WHAT’S IN A NAME—OR NAMING A NOVEL
Most of the time—at least for us—a novel’s name comes out of the story itself. After all, these are mysteries, suspense novels, and the title reflects what’s in the book. THE CONFESSION, the 2012 Rutledge, actually starts out with a confession, although from the beginning it’s suspect. The question then becomes why was it suspect, what did the man who walked into Rutledge’s office at the Yard have to gain from admitting to murder? So, it’s the catalyst, if you want to think about it that way. The 2012 Bess Crawford, AN UNMARKED GRAVE, begins with a death that there is no time to investigate—and the victim disappears into an unmarked grave, making it all the more difficult for Bess to prove what she’d seen in the shed filled with the dead from the trenches and the flu epidemic.
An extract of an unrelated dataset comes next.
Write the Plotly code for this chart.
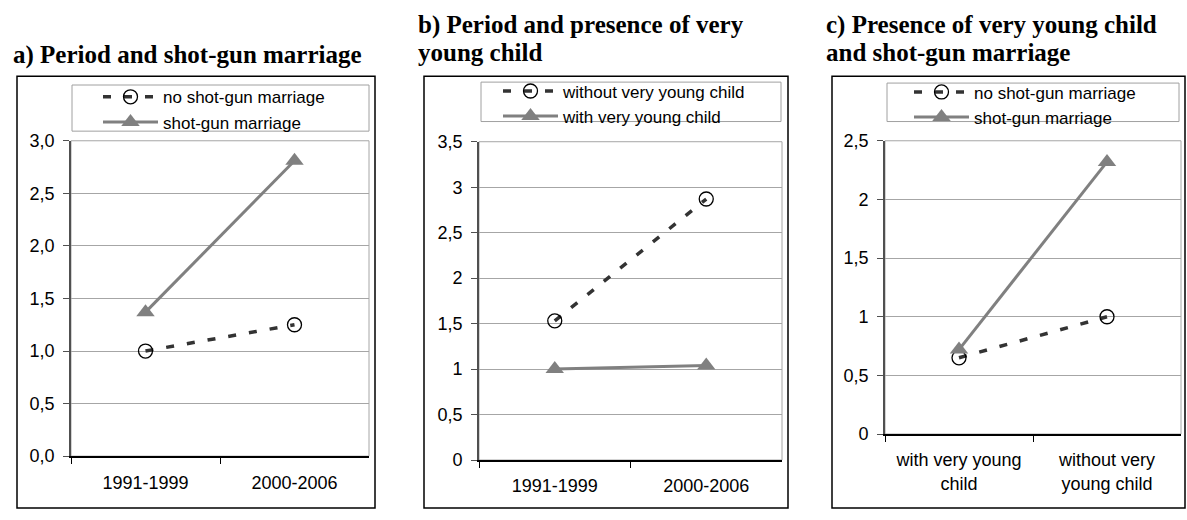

And so she is forced to put her own life at risk in order to find an elusive murderer with all the cards in his or her hands now.
When it came to THE WALNUT TREE, we had to give our editor a title before the manuscript was even written, because we were aiming for a holiday pub date and production had to begin straightaway. Very unusual circumstances to say the least! So what does an author do then?
We knew several things about the novella. It wouldn’t be a Rutledge or a Bess Crawford. It would be a bittersweet love story as well as a mystery. It would be set in France and England and Scotland. And finally, there was a tiny village we hoped would have a strong impact on the love story. Hardly enough material to help us pick a book’s title. We were in Kent at the time our editor’s request arrived, and we asked our English friends, Pauline and Brian, for suggestions. Nothing seemed to click.
Driving around England researching the next Bess and the next Rutledge, we noticed a very attractive house along the road. The sign on the gate posts was Walnut Tree Cottage. And then in a small town we spotted The Walnut Tree Pub. Not too many days after that, we passed by The Walnut Tree Hotel. When we went to have lunch with our other English friends, Sally and David, what was in their front garden? A young walnut tree they took pride in. Was all this trying to tell us something? Our friends thought it just might be, and so we ran THE WALNUT TREE by our editor in New York. She liked the idea very much. What’s more, when we came to write the novella, the inspiration of the title led not only to an exciting jacket but to a moment in the love story that was so tender and touching we knew we’d chosen well.
Sometimes happenstance works just fine.